> _To be done_: Print the first line of the material below and each line after it, exactly as written, ending with the line that contains "from bokeh.resources import INLINE".

--------------------------------

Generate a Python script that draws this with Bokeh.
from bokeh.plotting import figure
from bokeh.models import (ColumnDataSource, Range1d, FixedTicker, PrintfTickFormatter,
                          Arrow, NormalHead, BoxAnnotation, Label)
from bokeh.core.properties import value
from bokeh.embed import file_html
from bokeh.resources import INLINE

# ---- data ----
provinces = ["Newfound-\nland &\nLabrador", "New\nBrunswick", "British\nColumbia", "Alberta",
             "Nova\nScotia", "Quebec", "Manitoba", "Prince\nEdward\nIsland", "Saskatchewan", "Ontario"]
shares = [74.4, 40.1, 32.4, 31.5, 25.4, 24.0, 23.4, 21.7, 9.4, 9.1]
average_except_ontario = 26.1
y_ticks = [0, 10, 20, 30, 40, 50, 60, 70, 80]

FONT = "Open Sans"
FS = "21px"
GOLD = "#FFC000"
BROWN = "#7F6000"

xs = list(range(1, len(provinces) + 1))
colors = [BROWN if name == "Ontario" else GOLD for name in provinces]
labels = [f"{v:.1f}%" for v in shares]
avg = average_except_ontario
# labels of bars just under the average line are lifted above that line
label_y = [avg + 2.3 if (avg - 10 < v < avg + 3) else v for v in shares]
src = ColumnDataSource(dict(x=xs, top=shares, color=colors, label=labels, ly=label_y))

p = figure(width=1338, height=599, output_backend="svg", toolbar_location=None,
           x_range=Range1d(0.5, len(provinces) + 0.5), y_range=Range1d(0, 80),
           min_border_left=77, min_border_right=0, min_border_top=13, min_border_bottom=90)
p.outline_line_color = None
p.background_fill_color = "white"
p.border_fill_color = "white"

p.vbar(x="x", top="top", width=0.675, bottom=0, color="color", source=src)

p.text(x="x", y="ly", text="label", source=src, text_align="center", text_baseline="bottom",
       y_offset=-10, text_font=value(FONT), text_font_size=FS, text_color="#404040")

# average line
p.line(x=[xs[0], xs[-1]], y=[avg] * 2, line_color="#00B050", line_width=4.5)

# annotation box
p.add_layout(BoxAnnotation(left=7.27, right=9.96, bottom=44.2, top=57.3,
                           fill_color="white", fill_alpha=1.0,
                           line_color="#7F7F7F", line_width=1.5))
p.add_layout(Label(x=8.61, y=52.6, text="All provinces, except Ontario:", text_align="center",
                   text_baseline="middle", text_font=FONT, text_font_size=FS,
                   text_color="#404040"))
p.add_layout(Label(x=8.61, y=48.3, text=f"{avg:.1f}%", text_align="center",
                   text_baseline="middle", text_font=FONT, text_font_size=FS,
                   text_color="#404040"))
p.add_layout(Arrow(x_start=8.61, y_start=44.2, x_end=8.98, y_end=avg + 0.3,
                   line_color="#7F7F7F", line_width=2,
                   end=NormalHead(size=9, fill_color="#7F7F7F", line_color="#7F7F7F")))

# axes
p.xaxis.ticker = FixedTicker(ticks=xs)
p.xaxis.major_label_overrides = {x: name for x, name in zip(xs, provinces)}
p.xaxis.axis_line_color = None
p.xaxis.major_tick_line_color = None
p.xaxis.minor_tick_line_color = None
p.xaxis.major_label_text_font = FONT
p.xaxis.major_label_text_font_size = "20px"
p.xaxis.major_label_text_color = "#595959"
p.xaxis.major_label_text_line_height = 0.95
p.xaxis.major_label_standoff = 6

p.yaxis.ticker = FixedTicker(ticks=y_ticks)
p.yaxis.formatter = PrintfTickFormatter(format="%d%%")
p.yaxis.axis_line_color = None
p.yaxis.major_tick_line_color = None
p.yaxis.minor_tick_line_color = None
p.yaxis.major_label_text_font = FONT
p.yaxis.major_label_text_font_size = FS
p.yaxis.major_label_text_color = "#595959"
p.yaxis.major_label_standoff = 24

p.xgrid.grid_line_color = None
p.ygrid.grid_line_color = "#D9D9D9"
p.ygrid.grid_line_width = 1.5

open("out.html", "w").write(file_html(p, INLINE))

--------------------------------

> _Solution to this exercise_:
Generate a Python script that draws this with Bokeh.
from bokeh.plotting import figure
from bokeh.models import (ColumnDataSource, Range1d, FixedTicker, PrintfTickFormatter,
                          Arrow, NormalHead, BoxAnnotation, Label)
from bokeh.core.properties import value
from bokeh.embed import file_html
from bokeh.resources import INLINE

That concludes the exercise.